[Requirement] Your output must be the lines below from the line containing "Clone this chart in seaborn and matplotlib." to the line containing "import pandas as pd", both lines included, reproduced exactly and without pictures.

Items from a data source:

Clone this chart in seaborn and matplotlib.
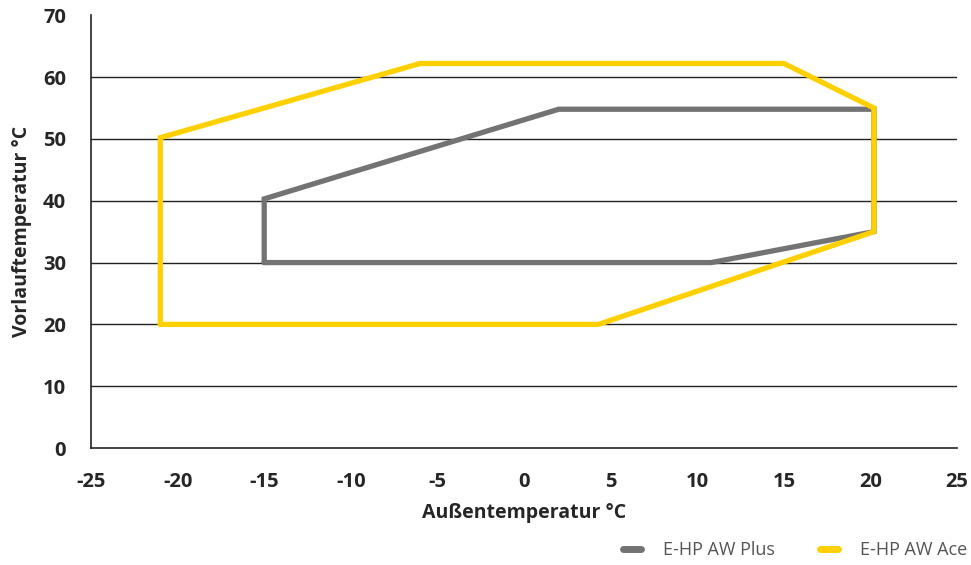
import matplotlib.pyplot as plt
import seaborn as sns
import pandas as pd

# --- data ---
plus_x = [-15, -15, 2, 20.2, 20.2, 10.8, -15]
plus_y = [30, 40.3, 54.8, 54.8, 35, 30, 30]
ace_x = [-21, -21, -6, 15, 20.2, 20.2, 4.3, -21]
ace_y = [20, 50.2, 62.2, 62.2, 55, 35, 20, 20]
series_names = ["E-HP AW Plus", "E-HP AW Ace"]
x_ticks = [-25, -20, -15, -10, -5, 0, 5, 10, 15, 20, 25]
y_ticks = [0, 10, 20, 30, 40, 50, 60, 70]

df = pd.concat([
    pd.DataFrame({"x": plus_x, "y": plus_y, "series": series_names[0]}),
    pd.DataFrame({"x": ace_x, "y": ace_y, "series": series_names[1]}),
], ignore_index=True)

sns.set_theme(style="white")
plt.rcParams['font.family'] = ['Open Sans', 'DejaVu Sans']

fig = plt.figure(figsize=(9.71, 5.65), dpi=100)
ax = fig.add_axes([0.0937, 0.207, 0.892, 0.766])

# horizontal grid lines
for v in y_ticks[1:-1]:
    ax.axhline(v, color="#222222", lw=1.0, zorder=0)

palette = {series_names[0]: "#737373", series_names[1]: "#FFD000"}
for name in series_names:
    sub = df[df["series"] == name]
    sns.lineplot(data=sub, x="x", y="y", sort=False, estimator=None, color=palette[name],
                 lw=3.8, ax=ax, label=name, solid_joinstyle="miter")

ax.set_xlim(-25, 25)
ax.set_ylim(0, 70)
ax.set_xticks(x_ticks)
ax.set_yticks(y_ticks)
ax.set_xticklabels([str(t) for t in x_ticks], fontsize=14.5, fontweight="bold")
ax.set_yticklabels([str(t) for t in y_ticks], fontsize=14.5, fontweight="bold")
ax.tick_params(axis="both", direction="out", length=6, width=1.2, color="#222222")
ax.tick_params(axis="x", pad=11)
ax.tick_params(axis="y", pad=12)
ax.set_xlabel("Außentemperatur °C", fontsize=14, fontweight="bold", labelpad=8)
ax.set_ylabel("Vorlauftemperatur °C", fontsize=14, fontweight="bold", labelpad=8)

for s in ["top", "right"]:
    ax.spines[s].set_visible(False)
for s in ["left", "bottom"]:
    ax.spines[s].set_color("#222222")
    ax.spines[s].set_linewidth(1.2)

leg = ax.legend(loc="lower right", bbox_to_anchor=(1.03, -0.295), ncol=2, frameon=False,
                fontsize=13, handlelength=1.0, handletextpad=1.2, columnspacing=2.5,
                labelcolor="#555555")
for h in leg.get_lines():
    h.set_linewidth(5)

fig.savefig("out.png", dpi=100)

==

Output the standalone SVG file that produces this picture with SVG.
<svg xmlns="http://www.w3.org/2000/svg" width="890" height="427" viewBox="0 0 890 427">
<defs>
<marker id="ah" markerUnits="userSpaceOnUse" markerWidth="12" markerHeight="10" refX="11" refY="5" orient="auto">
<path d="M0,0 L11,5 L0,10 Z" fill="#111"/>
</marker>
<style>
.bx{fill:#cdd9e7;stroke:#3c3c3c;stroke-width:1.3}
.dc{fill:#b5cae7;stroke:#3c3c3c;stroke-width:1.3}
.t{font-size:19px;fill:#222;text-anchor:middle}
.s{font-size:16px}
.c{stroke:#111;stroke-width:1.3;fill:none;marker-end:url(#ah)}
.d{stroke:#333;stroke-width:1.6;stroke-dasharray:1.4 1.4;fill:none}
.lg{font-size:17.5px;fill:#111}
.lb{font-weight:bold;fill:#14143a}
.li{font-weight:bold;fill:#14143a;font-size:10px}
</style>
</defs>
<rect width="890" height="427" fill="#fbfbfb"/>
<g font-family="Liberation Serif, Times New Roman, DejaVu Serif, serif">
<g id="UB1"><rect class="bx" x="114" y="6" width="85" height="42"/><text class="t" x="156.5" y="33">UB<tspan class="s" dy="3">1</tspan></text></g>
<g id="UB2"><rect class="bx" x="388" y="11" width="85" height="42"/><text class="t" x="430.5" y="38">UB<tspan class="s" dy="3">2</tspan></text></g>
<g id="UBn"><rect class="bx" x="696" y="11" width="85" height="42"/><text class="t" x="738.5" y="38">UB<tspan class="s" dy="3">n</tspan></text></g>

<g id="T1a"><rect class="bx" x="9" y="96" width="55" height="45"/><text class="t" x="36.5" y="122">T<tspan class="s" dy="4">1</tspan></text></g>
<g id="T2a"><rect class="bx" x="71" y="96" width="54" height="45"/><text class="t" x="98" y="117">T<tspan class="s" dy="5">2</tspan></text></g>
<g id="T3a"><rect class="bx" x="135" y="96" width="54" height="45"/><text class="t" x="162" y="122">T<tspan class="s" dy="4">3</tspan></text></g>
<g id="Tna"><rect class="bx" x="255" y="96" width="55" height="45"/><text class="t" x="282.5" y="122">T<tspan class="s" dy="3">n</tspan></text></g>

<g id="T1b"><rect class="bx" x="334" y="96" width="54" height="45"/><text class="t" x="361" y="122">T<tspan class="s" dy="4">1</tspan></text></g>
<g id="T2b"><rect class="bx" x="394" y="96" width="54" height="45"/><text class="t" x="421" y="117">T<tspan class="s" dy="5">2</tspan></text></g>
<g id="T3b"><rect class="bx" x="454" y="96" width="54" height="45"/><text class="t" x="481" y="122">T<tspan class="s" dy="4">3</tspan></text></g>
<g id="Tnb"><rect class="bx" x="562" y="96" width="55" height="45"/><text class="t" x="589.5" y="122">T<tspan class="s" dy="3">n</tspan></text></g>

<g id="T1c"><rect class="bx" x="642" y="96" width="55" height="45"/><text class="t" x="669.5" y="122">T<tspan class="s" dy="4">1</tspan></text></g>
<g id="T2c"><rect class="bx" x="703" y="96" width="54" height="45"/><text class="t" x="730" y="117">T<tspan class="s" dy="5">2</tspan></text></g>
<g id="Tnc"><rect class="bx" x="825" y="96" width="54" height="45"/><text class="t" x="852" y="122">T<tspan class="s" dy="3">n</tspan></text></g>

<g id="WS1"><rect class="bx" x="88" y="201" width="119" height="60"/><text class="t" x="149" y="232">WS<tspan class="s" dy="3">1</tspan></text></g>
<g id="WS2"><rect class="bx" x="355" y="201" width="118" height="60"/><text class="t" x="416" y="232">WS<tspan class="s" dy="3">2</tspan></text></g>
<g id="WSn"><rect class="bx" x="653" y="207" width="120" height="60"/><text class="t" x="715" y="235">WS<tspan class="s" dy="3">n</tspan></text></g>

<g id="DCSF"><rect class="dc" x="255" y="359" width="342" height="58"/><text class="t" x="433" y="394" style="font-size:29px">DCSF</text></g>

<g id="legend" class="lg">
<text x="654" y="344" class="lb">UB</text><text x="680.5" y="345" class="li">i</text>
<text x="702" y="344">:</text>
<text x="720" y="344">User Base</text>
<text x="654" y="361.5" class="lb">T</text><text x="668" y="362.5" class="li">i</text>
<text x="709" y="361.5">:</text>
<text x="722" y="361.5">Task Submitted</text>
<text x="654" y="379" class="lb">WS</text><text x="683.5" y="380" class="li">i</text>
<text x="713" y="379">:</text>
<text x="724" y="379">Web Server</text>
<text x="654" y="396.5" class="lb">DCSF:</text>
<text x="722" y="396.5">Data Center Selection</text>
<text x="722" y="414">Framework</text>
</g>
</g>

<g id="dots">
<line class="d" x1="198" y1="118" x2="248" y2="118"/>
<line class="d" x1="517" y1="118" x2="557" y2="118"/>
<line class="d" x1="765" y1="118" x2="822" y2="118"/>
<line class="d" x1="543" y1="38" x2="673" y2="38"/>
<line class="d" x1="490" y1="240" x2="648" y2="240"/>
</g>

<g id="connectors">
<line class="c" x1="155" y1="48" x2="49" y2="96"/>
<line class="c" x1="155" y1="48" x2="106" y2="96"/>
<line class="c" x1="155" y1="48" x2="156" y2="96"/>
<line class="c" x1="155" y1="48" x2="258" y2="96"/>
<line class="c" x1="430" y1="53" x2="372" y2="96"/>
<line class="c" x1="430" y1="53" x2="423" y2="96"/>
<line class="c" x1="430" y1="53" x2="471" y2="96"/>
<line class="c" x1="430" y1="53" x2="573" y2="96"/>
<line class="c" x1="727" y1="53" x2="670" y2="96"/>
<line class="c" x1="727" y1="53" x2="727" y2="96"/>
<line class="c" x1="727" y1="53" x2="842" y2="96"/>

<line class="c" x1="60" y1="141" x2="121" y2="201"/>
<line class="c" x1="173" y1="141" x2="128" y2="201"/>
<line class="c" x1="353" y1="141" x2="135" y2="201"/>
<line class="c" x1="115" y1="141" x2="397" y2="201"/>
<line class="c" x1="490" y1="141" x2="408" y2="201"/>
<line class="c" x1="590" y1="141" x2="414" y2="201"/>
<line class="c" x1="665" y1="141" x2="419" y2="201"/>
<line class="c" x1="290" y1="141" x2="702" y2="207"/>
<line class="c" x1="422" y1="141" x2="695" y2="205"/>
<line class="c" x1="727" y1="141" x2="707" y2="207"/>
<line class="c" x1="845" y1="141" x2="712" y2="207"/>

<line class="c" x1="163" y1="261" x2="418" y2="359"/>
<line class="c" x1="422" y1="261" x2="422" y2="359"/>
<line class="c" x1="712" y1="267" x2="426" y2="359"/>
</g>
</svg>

---

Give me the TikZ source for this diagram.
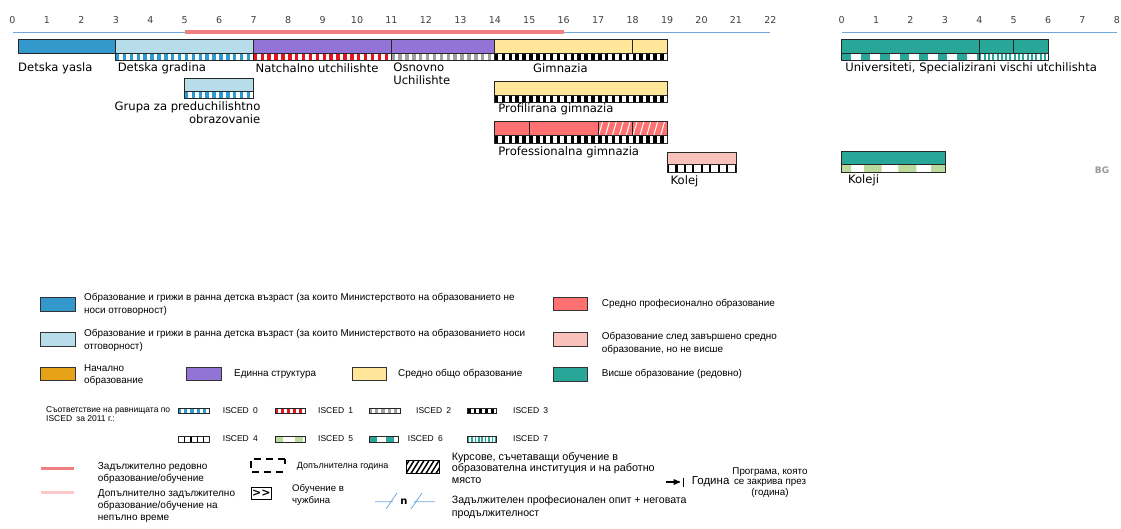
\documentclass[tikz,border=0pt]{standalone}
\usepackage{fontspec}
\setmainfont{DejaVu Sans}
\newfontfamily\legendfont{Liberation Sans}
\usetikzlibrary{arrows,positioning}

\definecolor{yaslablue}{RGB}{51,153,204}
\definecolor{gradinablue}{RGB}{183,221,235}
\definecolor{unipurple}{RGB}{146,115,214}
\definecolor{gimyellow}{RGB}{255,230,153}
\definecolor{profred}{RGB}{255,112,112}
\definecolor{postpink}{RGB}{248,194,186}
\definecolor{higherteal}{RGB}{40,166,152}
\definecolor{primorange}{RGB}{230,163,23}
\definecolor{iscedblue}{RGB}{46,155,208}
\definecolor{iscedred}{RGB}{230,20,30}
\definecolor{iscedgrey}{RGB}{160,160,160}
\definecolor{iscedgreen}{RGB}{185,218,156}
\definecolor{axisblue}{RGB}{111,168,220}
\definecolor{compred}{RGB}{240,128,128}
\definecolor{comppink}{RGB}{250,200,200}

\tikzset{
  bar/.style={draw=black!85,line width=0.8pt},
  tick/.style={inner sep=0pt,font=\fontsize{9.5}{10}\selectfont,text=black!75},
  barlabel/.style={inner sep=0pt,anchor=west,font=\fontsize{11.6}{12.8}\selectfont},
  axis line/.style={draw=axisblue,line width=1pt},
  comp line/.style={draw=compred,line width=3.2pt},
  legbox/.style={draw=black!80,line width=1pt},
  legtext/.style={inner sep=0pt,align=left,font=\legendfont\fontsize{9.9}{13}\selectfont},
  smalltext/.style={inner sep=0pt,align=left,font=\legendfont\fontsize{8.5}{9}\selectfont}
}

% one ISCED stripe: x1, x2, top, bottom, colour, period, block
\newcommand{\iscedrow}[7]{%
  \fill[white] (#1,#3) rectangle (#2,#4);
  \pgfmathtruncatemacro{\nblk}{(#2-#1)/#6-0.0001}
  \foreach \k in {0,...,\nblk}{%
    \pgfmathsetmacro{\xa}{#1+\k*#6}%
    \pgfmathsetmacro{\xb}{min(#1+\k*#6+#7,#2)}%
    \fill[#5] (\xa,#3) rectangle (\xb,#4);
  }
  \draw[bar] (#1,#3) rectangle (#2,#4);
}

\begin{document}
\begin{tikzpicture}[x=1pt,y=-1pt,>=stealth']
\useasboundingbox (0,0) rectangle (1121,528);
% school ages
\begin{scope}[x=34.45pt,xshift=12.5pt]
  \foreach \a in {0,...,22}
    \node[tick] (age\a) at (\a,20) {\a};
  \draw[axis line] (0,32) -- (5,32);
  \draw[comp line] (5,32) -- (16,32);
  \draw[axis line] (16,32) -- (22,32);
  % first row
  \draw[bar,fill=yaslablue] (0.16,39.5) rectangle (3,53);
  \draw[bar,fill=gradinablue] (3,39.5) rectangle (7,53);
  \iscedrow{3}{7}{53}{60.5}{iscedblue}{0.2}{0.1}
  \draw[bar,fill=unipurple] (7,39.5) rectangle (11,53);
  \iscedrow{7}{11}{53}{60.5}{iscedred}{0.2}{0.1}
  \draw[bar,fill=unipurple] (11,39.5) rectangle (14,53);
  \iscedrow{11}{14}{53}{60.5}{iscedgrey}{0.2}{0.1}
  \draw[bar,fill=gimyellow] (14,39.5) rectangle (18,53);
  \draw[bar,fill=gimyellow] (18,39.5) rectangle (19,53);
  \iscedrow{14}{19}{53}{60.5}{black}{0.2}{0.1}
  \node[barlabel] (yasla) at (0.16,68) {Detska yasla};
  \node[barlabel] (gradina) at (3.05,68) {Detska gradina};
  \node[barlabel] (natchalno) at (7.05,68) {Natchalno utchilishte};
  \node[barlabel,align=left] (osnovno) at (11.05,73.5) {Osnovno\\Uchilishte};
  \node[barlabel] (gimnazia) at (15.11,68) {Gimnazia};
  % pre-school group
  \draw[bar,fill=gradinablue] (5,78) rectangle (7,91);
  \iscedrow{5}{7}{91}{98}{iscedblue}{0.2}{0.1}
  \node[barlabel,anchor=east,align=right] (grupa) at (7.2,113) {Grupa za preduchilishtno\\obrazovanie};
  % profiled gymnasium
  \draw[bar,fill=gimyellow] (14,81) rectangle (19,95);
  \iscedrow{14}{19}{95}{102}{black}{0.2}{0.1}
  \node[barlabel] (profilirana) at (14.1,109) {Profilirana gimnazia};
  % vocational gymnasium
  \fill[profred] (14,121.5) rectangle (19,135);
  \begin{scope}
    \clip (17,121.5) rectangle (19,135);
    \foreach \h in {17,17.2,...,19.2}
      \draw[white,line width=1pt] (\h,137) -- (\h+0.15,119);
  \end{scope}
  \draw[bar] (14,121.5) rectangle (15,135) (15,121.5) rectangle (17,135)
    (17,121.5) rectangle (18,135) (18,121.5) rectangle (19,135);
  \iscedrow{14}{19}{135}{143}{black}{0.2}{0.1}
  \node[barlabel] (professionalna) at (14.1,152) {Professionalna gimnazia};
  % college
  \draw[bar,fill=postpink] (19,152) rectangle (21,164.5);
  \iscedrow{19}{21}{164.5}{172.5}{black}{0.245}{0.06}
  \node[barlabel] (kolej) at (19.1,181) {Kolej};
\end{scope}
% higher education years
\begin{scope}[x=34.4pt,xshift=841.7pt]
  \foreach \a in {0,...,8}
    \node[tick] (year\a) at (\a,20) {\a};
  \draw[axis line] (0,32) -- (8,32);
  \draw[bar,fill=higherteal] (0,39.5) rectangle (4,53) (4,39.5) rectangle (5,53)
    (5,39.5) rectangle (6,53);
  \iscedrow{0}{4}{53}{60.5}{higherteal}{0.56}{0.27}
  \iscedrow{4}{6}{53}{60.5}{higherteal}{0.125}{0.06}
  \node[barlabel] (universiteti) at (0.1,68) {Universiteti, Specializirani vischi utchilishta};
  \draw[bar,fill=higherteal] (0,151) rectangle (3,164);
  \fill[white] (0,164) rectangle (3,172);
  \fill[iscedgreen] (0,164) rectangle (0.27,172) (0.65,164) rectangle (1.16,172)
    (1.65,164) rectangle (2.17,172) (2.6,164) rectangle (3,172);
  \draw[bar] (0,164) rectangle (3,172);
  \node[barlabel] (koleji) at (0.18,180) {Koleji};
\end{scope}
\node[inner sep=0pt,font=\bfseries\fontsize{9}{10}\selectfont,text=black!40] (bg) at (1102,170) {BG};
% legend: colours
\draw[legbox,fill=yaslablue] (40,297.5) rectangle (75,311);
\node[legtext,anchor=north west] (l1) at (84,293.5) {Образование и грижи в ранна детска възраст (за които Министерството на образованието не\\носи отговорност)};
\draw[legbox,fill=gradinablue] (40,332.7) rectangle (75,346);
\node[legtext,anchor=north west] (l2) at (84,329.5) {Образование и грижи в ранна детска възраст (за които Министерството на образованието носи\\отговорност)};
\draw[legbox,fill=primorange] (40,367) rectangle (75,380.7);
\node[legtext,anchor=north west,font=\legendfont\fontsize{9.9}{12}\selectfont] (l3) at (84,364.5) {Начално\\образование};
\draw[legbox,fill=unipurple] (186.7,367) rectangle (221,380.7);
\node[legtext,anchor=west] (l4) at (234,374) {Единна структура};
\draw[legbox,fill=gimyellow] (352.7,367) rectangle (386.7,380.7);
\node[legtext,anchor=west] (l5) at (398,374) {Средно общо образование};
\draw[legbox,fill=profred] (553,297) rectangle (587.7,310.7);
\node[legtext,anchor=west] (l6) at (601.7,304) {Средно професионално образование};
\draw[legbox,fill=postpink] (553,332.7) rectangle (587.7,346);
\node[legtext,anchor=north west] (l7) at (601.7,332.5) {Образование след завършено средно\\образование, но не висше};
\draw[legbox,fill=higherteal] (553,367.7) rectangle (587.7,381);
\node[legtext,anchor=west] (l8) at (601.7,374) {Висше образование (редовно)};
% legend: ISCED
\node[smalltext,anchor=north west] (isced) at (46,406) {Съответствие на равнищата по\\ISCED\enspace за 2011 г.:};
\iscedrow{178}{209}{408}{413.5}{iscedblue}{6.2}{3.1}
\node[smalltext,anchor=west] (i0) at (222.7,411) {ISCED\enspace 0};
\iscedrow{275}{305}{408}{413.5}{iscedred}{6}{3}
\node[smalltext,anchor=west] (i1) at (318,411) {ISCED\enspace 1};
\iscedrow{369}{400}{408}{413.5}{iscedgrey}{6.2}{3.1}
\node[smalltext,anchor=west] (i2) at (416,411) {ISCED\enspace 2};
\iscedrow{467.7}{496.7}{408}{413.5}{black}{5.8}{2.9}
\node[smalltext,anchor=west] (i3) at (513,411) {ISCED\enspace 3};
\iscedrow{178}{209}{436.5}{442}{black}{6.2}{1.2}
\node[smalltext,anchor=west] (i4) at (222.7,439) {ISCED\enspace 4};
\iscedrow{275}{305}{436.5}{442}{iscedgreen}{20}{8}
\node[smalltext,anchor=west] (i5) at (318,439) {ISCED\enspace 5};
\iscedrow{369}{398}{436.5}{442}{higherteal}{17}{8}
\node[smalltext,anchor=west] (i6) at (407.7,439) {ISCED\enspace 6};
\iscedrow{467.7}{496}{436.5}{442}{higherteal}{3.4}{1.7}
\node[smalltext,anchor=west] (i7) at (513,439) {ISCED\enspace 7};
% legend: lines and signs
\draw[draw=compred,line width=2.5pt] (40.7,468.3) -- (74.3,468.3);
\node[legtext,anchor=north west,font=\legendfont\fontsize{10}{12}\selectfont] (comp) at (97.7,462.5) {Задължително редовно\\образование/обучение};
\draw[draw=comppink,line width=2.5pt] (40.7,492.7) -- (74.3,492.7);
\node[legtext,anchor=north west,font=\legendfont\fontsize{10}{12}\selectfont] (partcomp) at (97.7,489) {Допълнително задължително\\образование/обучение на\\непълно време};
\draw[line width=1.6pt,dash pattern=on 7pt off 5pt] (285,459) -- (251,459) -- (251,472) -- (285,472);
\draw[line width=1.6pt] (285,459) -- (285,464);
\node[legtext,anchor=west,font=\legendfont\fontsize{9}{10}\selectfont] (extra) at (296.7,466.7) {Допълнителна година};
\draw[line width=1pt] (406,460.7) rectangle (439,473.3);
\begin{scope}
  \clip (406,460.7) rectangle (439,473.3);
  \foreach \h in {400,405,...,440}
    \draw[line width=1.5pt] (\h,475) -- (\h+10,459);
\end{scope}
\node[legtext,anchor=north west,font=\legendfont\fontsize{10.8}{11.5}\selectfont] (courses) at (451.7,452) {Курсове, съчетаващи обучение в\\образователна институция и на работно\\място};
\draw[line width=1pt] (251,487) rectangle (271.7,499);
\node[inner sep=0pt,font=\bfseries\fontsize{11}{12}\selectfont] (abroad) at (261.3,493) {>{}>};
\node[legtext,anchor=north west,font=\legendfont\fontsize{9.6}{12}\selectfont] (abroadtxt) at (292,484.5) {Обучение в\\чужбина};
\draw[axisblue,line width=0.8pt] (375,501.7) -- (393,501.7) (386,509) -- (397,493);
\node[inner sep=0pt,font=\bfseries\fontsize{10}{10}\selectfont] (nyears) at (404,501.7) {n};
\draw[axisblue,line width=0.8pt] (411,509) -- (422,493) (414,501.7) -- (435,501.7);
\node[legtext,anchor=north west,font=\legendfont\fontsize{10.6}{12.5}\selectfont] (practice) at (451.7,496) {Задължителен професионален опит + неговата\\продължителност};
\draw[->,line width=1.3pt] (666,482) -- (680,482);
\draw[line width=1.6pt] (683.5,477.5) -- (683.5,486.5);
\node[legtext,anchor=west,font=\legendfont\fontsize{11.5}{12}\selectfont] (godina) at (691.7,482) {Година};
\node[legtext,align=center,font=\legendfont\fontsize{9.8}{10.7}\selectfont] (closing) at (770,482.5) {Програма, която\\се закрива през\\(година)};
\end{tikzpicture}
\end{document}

[Task solution]
Clone this chart in seaborn and matplotlib.
import matplotlib.pyplot as plt
import seaborn as sns
import pandas as pd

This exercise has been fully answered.